"""
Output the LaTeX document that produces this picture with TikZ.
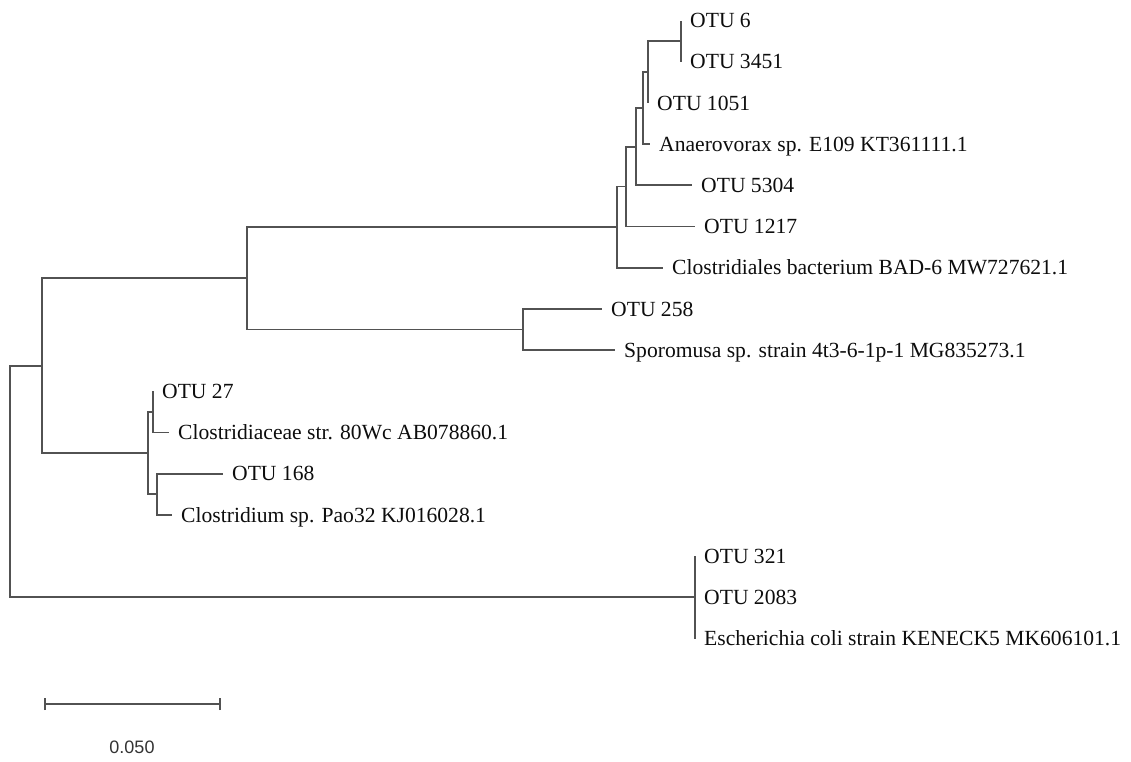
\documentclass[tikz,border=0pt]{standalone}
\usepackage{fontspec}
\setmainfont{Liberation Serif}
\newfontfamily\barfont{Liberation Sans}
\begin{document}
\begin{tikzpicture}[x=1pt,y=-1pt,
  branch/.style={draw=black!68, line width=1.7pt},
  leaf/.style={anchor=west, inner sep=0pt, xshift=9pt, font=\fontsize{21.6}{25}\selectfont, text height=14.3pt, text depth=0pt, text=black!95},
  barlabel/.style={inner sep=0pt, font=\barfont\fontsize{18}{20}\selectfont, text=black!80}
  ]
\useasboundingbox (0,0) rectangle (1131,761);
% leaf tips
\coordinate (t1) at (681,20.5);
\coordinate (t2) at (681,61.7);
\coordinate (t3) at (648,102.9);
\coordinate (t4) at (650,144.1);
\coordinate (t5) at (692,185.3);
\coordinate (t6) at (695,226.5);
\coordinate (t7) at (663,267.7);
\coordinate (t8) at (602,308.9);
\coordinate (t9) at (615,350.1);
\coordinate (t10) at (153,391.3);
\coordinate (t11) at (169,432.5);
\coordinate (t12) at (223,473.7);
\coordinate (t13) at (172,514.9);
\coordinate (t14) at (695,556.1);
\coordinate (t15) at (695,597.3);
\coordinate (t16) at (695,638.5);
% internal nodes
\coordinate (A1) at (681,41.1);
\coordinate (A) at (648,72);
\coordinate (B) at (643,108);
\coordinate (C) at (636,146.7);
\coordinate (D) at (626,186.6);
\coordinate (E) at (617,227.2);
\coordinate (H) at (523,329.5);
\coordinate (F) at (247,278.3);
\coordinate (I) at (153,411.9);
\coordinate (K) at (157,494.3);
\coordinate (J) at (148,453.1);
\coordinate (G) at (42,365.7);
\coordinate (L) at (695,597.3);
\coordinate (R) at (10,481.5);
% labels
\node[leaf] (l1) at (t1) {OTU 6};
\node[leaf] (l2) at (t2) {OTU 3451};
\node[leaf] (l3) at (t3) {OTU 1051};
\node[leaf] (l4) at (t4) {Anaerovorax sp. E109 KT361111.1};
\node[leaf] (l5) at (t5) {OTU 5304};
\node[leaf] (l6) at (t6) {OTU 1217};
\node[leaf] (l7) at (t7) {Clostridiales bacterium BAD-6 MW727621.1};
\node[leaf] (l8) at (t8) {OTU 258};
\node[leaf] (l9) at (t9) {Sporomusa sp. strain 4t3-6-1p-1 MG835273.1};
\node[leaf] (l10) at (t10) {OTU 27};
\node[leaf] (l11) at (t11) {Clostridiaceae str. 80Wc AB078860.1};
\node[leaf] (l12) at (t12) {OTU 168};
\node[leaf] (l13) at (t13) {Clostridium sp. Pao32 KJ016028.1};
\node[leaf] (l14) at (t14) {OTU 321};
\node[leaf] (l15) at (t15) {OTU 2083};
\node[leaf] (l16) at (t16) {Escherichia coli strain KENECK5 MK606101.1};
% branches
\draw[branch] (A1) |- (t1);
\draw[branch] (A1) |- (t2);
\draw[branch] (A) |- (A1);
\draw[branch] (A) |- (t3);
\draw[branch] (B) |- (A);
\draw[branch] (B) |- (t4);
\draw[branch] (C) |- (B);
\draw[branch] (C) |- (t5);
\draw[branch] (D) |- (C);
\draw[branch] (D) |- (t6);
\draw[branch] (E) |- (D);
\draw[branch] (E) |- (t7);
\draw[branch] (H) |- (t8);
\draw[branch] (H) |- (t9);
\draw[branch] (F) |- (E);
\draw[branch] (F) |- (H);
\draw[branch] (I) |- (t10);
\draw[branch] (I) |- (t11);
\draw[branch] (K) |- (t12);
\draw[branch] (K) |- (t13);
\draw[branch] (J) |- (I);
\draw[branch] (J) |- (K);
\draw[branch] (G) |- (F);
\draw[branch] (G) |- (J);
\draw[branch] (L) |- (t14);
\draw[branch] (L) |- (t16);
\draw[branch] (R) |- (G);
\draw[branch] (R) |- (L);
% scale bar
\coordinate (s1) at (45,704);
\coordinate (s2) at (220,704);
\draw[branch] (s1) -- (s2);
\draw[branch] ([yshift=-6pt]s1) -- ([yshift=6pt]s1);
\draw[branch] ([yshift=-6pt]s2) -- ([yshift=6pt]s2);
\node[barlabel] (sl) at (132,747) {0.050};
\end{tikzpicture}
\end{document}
"""
Required work. Go through the listing above and write it out again exactly, dropping the pictures.

Task response.
Output the LaTeX document that produces this picture with TikZ.
\documentclass[tikz,border=0pt]{standalone}
\usepackage{fontspec}
\setmainfont{Liberation Serif}
\newfontfamily\barfont{Liberation Sans}
\begin{document}
\begin{tikzpicture}[x=1pt,y=-1pt,
  branch/.style={draw=black!68, line width=1.7pt},
  leaf/.style={anchor=west, inner sep=0pt, xshift=9pt, font=\fontsize{21.6}{25}\selectfont, text height=14.3pt, text depth=0pt, text=black!95},
  barlabel/.style={inner sep=0pt, font=\barfont\fontsize{18}{20}\selectfont, text=black!80}
  ]
\useasboundingbox (0,0) rectangle (1131,761);
% leaf tips
\coordinate (t1) at (681,20.5);
\coordinate (t2) at (681,61.7);
\coordinate (t3) at (648,102.9);
\coordinate (t4) at (650,144.1);
\coordinate (t5) at (692,185.3);
\coordinate (t6) at (695,226.5);
\coordinate (t7) at (663,267.7);
\coordinate (t8) at (602,308.9);
\coordinate (t9) at (615,350.1);
\coordinate (t10) at (153,391.3);
\coordinate (t11) at (169,432.5);
\coordinate (t12) at (223,473.7);
\coordinate (t13) at (172,514.9);
\coordinate (t14) at (695,556.1);
\coordinate (t15) at (695,597.3);
\coordinate (t16) at (695,638.5);
% internal nodes
\coordinate (A1) at (681,41.1);
\coordinate (A) at (648,72);
\coordinate (B) at (643,108);
\coordinate (C) at (636,146.7);
\coordinate (D) at (626,186.6);
\coordinate (E) at (617,227.2);
\coordinate (H) at (523,329.5);
\coordinate (F) at (247,278.3);
\coordinate (I) at (153,411.9);
\coordinate (K) at (157,494.3);
\coordinate (J) at (148,453.1);
\coordinate (G) at (42,365.7);
\coordinate (L) at (695,597.3);
\coordinate (R) at (10,481.5);
% labels
\node[leaf] (l1) at (t1) {OTU 6};
\node[leaf] (l2) at (t2) {OTU 3451};
\node[leaf] (l3) at (t3) {OTU 1051};
\node[leaf] (l4) at (t4) {Anaerovorax sp. E109 KT361111.1};
\node[leaf] (l5) at (t5) {OTU 5304};
\node[leaf] (l6) at (t6) {OTU 1217};
\node[leaf] (l7) at (t7) {Clostridiales bacterium BAD-6 MW727621.1};
\node[leaf] (l8) at (t8) {OTU 258};
\node[leaf] (l9) at (t9) {Sporomusa sp. strain 4t3-6-1p-1 MG835273.1};
\node[leaf] (l10) at (t10) {OTU 27};
\node[leaf] (l11) at (t11) {Clostridiaceae str. 80Wc AB078860.1};
\node[leaf] (l12) at (t12) {OTU 168};
\node[leaf] (l13) at (t13) {Clostridium sp. Pao32 KJ016028.1};
\node[leaf] (l14) at (t14) {OTU 321};
\node[leaf] (l15) at (t15) {OTU 2083};
\node[leaf] (l16) at (t16) {Escherichia coli strain KENECK5 MK606101.1};
% branches
\draw[branch] (A1) |- (t1);
\draw[branch] (A1) |- (t2);
\draw[branch] (A) |- (A1);
\draw[branch] (A) |- (t3);
\draw[branch] (B) |- (A);
\draw[branch] (B) |- (t4);
\draw[branch] (C) |- (B);
\draw[branch] (C) |- (t5);
\draw[branch] (D) |- (C);
\draw[branch] (D) |- (t6);
\draw[branch] (E) |- (D);
\draw[branch] (E) |- (t7);
\draw[branch] (H) |- (t8);
\draw[branch] (H) |- (t9);
\draw[branch] (F) |- (E);
\draw[branch] (F) |- (H);
\draw[branch] (I) |- (t10);
\draw[branch] (I) |- (t11);
\draw[branch] (K) |- (t12);
\draw[branch] (K) |- (t13);
\draw[branch] (J) |- (I);
\draw[branch] (J) |- (K);
\draw[branch] (G) |- (F);
\draw[branch] (G) |- (J);
\draw[branch] (L) |- (t14);
\draw[branch] (L) |- (t16);
\draw[branch] (R) |- (G);
\draw[branch] (R) |- (L);
% scale bar
\coordinate (s1) at (45,704);
\coordinate (s2) at (220,704);
\draw[branch] (s1) -- (s2);
\draw[branch] ([yshift=-6pt]s1) -- ([yshift=6pt]s1);
\draw[branch] ([yshift=-6pt]s2) -- ([yshift=6pt]s2);
\node[barlabel] (sl) at (132,747) {0.050};
\end{tikzpicture}
\end{document}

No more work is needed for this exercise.